The military seems to have stated that they will stay out of it, but the people do not trust them wholly, for good reason, and are now angry with them too. Mubarak and Suleiman's, intransigence reveals a complete lack of care about Egypt, it seems they would rather it was destroyed than lose grip. But Egypt is its people, nothing more or less than that, and an Egypt without its people is impossible, it would be redundant. The regime still tries desperately to play on fears of foreign interference, and threatens the pro democracy revolutionaries, when they are in fact the foreign interference, or its leftovers.

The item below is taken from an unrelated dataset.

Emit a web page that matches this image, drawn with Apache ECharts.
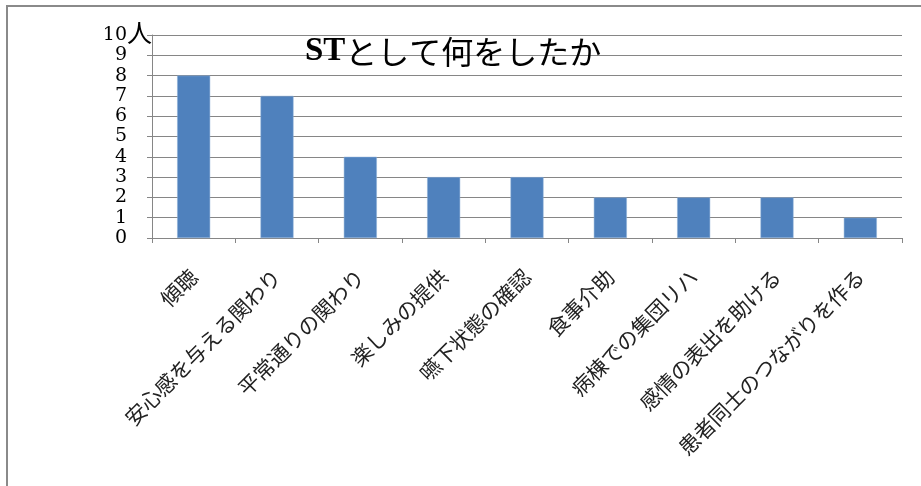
<!DOCTYPE html>
<html>
<head>
<meta charset="utf-8">
<script src="https://cdn.jsdelivr.net/npm/echarts@6/dist/echarts.min.js"></script>
<style>
html,body{margin:0;padding:0;background:#fff;}
#chart{width:921px;height:486px;}
</style>
</head>
<body>
<div id="chart"></div>
<script>
const titleLatin = 'ST';
const titleRest = 'として何をしたか';
const categories = ['傾聴','安心感を与える関わり','平常通りの関わり','楽しみの提供','嚥下状態の確認','食事介助','病棟での集団リハ','感情の表出を助ける','患者同士のつながりを作る'];
const values = [8, 7, 4, 3, 3, 2, 2, 2, 1];
const yUnit = '人';
const yMin = 0, yMax = 10, yStep = 1;

const serif = '"Liberation Serif", "Noto Sans CJK JP", serif';
const digitFont = '"DejaVu Serif", "Liberation Serif", serif';
const chart = echarts.init(document.getElementById('chart'), null, {renderer:'canvas'});
chart.setOption({
  animation: false,
  backgroundColor: '#ffffff',
  title: {
    text: '{a|' + titleLatin + '}{b|' + titleRest + '}',
    left: 300, top: 30,
    textStyle: {
      rich: {
        a: {fontFamily: '"Liberation Serif", serif', fontSize: 33, fontWeight: 'bold', color: '#000'},
        b: {fontFamily: '"Noto Sans CJK JP", sans-serif', fontSize: 32, fontWeight: 'normal', color: '#000'}
      }
    }
  },
  graphic: [{
    type: 'rect', silent: true, z: -10,
    shape: {x: 7, y: 6, width: 1200, height: 1200},
    style: {fill: 'none', stroke: '#8a8a8a', lineWidth: 2}
  }],
  grid: {left: 152, right: 19, top: 35, bottom: 248, containLabel: false},
  xAxis: {
    type: 'category',
    data: categories,
    axisLine: {lineStyle: {color: '#868686', width: 1}},
    axisTick: {show: true, length: 5, lineStyle: {color: '#868686'}},
    axisLabel: {interval: 0, rotate: 45, margin: 35, fontSize: 21, color: '#222', fontFamily: '"Noto Sans CJK JP", sans-serif'}
  },
  yAxis: {
    type: 'value',
    min: yMin, max: yMax, interval: yStep,
    name: yUnit,
    nameLocation: 'end',
    nameGap: 0,
    nameMoveOverlap: false,
    nameTextStyle: {fontFamily: serif, fontSize: 25, color: '#000', align: 'right', verticalAlign: 'middle', padding: [0, 0, 2, 0]},
    axisLine: {show: true, lineStyle: {color: '#868686', width: 1}},
    axisTick: {show: true, length: 5, lineStyle: {color: '#868686'}},
    splitLine: {show: true, lineStyle: {color: '#868686', width: 1}},
    axisLabel: {margin: 25, fontSize: 19, color: '#000', fontFamily: digitFont, padding: [0, 0, 9, 0], showMinLabel: true, showMaxLabel: true, hideOverlap: false}
  },
  series: [{
    type: 'bar',
    data: values,
    barWidth: 33,
    itemStyle: {color: '#4F81BD', borderColor: '#8fb0d8', borderWidth: 0.5}
  }]
});
</script>
</body>
</html>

The regime must go, the people will stay, and the army must stay as it has been, or it must at least facilitate the will of the citizens, as it seems to have said it will. The alternative is a terrible scenario, but still, in my view, one in which the people prevail, because they are millions. In effect, the people have won, and the revolution is successful, but the reality has to catch up with its future. The Wily Coyote can, in cartoon land, after running off the cliff in pursuit of the Roadrunner, walk back to land if he believes in it (and if they draw it that way - but it would spoil the joke), but in reality this is not possible. Pres. Obama was right in this sense, there is no going back. Things have changed forever, but one wonders about the repeated phraseology of 'orderly transition' and the fact that this is still asking the regime to do things. Presumably they can see that any 'orderly transition' would be one friendly to the regime because it would be channelled by the regime, and they know this is unacceptable to the people, they are not unaware of the threatened death and torture. So why persist with it? It is obvious that there must be at least a 'disorderly transition' or rather a 'disorderly transformation', and this is what is in fact happening. The disorder is revolutionary disorder and a positive democratic step which the Obama administration so far fails to grasp, or shies away from, or will not mention at least.